Restate each line word for word. Leave out every picture.
— Start Supplied information —
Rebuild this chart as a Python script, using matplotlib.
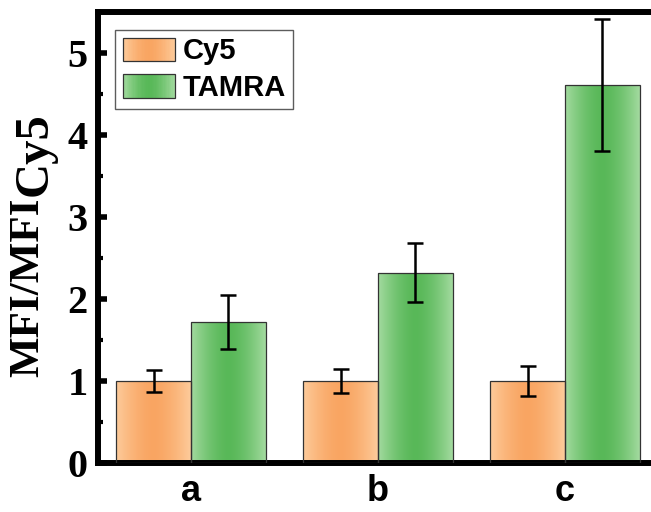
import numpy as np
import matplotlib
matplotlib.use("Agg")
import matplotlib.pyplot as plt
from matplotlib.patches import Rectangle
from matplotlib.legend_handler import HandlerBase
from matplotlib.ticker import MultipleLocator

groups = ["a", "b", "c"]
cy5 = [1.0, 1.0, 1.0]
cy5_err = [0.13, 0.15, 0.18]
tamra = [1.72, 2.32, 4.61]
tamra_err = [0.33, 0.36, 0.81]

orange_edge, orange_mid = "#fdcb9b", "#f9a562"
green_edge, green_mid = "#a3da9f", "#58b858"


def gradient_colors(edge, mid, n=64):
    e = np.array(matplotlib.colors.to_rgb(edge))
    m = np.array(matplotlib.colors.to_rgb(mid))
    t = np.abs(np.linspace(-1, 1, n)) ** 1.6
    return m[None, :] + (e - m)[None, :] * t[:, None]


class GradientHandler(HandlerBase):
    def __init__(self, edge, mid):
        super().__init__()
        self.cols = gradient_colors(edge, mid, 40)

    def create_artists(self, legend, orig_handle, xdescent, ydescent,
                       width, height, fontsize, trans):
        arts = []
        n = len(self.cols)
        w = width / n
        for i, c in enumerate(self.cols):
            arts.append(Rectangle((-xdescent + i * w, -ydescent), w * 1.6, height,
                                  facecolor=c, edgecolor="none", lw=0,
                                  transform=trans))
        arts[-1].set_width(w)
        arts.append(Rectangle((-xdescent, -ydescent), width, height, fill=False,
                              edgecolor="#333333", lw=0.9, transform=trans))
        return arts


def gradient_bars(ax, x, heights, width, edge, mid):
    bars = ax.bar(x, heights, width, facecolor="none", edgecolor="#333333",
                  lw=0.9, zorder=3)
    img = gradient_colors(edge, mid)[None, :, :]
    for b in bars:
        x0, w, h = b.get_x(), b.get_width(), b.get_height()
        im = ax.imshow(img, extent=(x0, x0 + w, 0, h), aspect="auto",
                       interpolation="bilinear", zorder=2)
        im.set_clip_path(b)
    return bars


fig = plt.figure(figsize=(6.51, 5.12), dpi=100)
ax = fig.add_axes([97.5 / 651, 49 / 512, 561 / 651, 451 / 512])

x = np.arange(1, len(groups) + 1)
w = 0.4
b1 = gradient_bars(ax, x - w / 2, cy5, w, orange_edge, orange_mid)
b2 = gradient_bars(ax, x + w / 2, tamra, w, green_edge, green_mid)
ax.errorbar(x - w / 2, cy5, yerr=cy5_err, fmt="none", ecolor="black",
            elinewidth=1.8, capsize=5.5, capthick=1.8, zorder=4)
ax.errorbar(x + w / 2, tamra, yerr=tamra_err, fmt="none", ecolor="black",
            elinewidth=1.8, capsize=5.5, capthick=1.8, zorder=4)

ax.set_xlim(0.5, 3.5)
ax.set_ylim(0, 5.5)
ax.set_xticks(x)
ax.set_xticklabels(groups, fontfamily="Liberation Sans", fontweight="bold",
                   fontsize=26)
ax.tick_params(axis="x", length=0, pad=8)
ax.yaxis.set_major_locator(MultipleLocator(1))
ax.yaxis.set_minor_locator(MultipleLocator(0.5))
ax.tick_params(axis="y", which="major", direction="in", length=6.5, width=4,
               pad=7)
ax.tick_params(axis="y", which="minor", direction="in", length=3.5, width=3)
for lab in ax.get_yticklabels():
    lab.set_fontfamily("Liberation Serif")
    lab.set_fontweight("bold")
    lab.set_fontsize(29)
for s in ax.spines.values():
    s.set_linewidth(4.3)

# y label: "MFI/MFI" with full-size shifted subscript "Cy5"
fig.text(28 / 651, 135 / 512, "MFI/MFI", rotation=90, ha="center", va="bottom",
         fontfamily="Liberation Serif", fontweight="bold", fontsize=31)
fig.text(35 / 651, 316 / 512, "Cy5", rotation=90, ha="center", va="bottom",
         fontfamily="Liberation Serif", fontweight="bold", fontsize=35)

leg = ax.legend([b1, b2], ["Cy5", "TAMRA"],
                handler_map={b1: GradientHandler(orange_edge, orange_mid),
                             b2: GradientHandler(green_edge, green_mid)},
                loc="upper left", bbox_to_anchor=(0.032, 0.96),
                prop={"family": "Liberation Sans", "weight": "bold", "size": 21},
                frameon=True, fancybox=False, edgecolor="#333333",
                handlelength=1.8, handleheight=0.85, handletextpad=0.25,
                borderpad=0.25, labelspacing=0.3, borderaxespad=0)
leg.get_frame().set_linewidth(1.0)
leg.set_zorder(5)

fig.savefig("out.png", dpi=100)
— End Supplied information —
Response for this exercise -
Rebuild this chart as a Python script, using matplotlib.
import numpy as np
import matplotlib
matplotlib.use("Agg")
import matplotlib.pyplot as plt
from matplotlib.patches import Rectangle
from matplotlib.legend_handler import HandlerBase
from matplotlib.ticker import MultipleLocator

groups = ["a", "b", "c"]
cy5 = [1.0, 1.0, 1.0]
cy5_err = [0.13, 0.15, 0.18]
tamra = [1.72, 2.32, 4.61]
tamra_err = [0.33, 0.36, 0.81]

orange_edge, orange_mid = "#fdcb9b", "#f9a562"
green_edge, green_mid = "#a3da9f", "#58b858"


def gradient_colors(edge, mid, n=64):
    e = np.array(matplotlib.colors.to_rgb(edge))
    m = np.array(matplotlib.colors.to_rgb(mid))
    t = np.abs(np.linspace(-1, 1, n)) ** 1.6
    return m[None, :] + (e - m)[None, :] * t[:, None]


class GradientHandler(HandlerBase):
    def __init__(self, edge, mid):
        super().__init__()
        self.cols = gradient_colors(edge, mid, 40)

    def create_artists(self, legend, orig_handle, xdescent, ydescent,
                       width, height, fontsize, trans):
        arts = []
        n = len(self.cols)
        w = width / n
        for i, c in enumerate(self.cols):
            arts.append(Rectangle((-xdescent + i * w, -ydescent), w * 1.6, height,
                                  facecolor=c, edgecolor="none", lw=0,
                                  transform=trans))
        arts[-1].set_width(w)
        arts.append(Rectangle((-xdescent, -ydescent), width, height, fill=False,
                              edgecolor="#333333", lw=0.9, transform=trans))
        return arts


def gradient_bars(ax, x, heights, width, edge, mid):
    bars = ax.bar(x, heights, width, facecolor="none", edgecolor="#333333",
                  lw=0.9, zorder=3)
    img = gradient_colors(edge, mid)[None, :, :]
    for b in bars:
        x0, w, h = b.get_x(), b.get_width(), b.get_height()
        im = ax.imshow(img, extent=(x0, x0 + w, 0, h), aspect="auto",
                       interpolation="bilinear", zorder=2)
        im.set_clip_path(b)
    return bars


fig = plt.figure(figsize=(6.51, 5.12), dpi=100)
ax = fig.add_axes([97.5 / 651, 49 / 512, 561 / 651, 451 / 512])

x = np.arange(1, len(groups) + 1)
w = 0.4
b1 = gradient_bars(ax, x - w / 2, cy5, w, orange_edge, orange_mid)
b2 = gradient_bars(ax, x + w / 2, tamra, w, green_edge, green_mid)
ax.errorbar(x - w / 2, cy5, yerr=cy5_err, fmt="none", ecolor="black",
            elinewidth=1.8, capsize=5.5, capthick=1.8, zorder=4)
ax.errorbar(x + w / 2, tamra, yerr=tamra_err, fmt="none", ecolor="black",
            elinewidth=1.8, capsize=5.5, capthick=1.8, zorder=4)

ax.set_xlim(0.5, 3.5)
ax.set_ylim(0, 5.5)
ax.set_xticks(x)
ax.set_xticklabels(groups, fontfamily="Liberation Sans", fontweight="bold",
                   fontsize=26)
ax.tick_params(axis="x", length=0, pad=8)
ax.yaxis.set_major_locator(MultipleLocator(1))
ax.yaxis.set_minor_locator(MultipleLocator(0.5))
ax.tick_params(axis="y", which="major", direction="in", length=6.5, width=4,
               pad=7)
ax.tick_params(axis="y", which="minor", direction="in", length=3.5, width=3)
for lab in ax.get_yticklabels():
    lab.set_fontfamily("Liberation Serif")
    lab.set_fontweight("bold")
    lab.set_fontsize(29)
for s in ax.spines.values():
    s.set_linewidth(4.3)

# y label: "MFI/MFI" with full-size shifted subscript "Cy5"
fig.text(28 / 651, 135 / 512, "MFI/MFI", rotation=90, ha="center", va="bottom",
         fontfamily="Liberation Serif", fontweight="bold", fontsize=31)
fig.text(35 / 651, 316 / 512, "Cy5", rotation=90, ha="center", va="bottom",
         fontfamily="Liberation Serif", fontweight="bold", fontsize=35)

leg = ax.legend([b1, b2], ["Cy5", "TAMRA"],
                handler_map={b1: GradientHandler(orange_edge, orange_mid),
                             b2: GradientHandler(green_edge, green_mid)},
                loc="upper left", bbox_to_anchor=(0.032, 0.96),
                prop={"family": "Liberation Sans", "weight": "bold", "size": 21},
                frameon=True, fancybox=False, edgecolor="#333333",
                handlelength=1.8, handleheight=0.85, handletextpad=0.25,
                borderpad=0.25, labelspacing=0.3, borderaxespad=0)
leg.get_frame().set_linewidth(1.0)
leg.set_zorder(5)

fig.savefig("out.png", dpi=100)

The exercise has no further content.